» **DATA PROVIDED**
[Begin]

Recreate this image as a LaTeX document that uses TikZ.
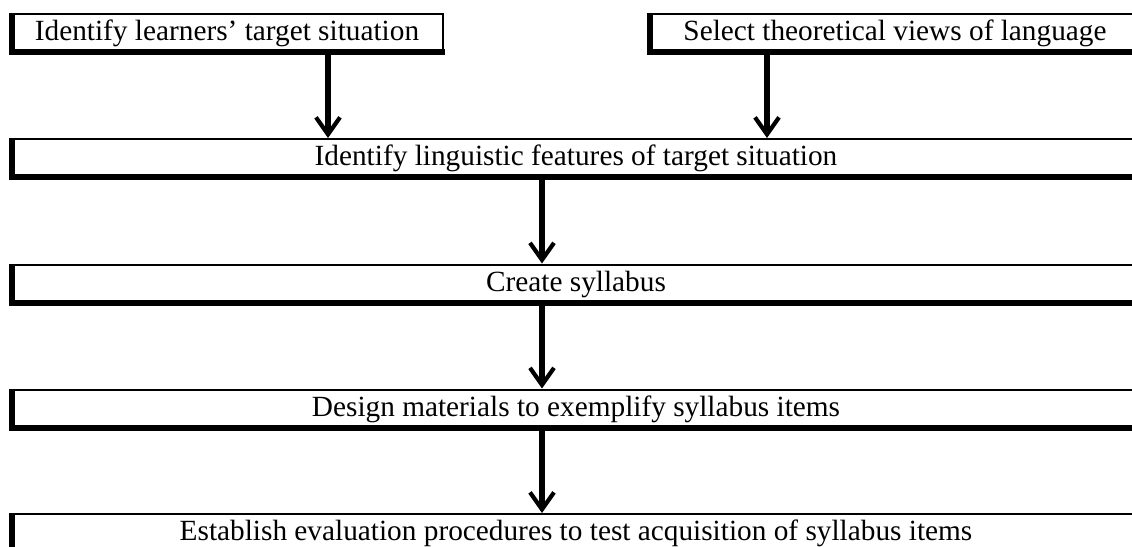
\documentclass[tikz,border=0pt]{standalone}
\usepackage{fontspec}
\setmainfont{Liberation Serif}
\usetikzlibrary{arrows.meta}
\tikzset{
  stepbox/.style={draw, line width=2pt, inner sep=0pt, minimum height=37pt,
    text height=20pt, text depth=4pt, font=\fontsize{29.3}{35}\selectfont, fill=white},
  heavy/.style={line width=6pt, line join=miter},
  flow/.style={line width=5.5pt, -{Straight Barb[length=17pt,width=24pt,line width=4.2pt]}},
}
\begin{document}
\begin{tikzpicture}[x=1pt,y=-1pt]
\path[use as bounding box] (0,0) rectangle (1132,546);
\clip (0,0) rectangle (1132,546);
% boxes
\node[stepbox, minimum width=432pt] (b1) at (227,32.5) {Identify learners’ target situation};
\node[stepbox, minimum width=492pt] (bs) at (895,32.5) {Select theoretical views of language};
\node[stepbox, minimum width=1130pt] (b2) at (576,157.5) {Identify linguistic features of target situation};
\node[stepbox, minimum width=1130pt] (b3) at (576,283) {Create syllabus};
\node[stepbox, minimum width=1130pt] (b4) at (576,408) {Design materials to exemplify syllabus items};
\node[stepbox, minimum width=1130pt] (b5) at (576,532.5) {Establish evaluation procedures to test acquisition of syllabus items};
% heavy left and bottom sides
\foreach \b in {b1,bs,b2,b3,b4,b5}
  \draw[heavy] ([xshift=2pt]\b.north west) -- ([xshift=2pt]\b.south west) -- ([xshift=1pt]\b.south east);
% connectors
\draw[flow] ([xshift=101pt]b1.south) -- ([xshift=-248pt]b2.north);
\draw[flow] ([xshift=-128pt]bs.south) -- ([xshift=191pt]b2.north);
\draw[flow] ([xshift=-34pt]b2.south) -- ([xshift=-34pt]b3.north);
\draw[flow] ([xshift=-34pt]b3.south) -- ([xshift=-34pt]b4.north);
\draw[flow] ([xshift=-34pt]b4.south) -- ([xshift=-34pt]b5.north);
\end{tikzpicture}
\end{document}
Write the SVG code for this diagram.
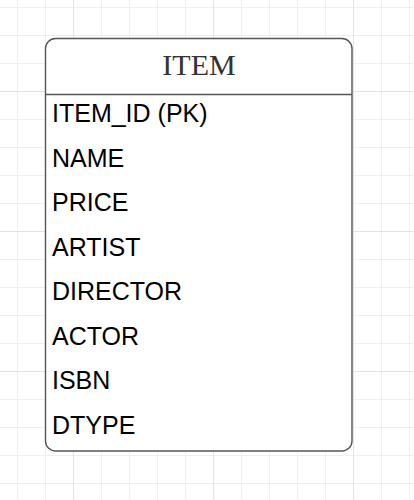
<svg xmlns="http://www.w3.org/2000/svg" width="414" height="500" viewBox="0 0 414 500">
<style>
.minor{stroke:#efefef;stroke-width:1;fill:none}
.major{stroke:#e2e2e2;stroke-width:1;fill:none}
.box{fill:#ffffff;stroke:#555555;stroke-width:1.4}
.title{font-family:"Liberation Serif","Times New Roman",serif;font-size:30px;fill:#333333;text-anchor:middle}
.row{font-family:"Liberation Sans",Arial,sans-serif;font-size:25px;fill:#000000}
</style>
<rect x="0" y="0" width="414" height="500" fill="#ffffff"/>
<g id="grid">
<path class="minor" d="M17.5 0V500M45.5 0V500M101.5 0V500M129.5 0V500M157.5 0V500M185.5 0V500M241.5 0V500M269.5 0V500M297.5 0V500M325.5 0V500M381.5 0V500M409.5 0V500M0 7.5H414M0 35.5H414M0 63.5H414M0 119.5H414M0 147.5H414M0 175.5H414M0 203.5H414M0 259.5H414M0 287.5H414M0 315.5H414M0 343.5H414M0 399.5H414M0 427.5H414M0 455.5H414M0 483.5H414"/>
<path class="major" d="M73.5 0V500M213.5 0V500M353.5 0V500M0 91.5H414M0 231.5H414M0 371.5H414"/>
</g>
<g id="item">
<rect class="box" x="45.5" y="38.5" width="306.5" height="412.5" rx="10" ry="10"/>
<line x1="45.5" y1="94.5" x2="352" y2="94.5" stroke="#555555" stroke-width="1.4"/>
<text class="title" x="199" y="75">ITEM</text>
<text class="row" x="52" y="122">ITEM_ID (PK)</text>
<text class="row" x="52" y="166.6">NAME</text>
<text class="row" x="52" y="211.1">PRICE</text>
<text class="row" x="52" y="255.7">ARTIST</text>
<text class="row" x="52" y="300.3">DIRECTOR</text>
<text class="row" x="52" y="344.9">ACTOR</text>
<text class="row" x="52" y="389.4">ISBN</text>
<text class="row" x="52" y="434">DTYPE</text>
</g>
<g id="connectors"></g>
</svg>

[End]

» **AIM**
No pictures belong in the copy: reproduce exactly the lines above from the one that contains "Write the SVG code for this diagram." through the last line of the entries.

» **ANSWER FOR THIS EXERCISE**
Write the SVG code for this diagram.
<svg xmlns="http://www.w3.org/2000/svg" width="414" height="500" viewBox="0 0 414 500">
<style>
.minor{stroke:#efefef;stroke-width:1;fill:none}
.major{stroke:#e2e2e2;stroke-width:1;fill:none}
.box{fill:#ffffff;stroke:#555555;stroke-width:1.4}
.title{font-family:"Liberation Serif","Times New Roman",serif;font-size:30px;fill:#333333;text-anchor:middle}
.row{font-family:"Liberation Sans",Arial,sans-serif;font-size:25px;fill:#000000}
</style>
<rect x="0" y="0" width="414" height="500" fill="#ffffff"/>
<g id="grid">
<path class="minor" d="M17.5 0V500M45.5 0V500M101.5 0V500M129.5 0V500M157.5 0V500M185.5 0V500M241.5 0V500M269.5 0V500M297.5 0V500M325.5 0V500M381.5 0V500M409.5 0V500M0 7.5H414M0 35.5H414M0 63.5H414M0 119.5H414M0 147.5H414M0 175.5H414M0 203.5H414M0 259.5H414M0 287.5H414M0 315.5H414M0 343.5H414M0 399.5H414M0 427.5H414M0 455.5H414M0 483.5H414"/>
<path class="major" d="M73.5 0V500M213.5 0V500M353.5 0V500M0 91.5H414M0 231.5H414M0 371.5H414"/>
</g>
<g id="item">
<rect class="box" x="45.5" y="38.5" width="306.5" height="412.5" rx="10" ry="10"/>
<line x1="45.5" y1="94.5" x2="352" y2="94.5" stroke="#555555" stroke-width="1.4"/>
<text class="title" x="199" y="75">ITEM</text>
<text class="row" x="52" y="122">ITEM_ID (PK)</text>
<text class="row" x="52" y="166.6">NAME</text>
<text class="row" x="52" y="211.1">PRICE</text>
<text class="row" x="52" y="255.7">ARTIST</text>
<text class="row" x="52" y="300.3">DIRECTOR</text>
<text class="row" x="52" y="344.9">ACTOR</text>
<text class="row" x="52" y="389.4">ISBN</text>
<text class="row" x="52" y="434">DTYPE</text>
</g>
<g id="connectors"></g>
</svg>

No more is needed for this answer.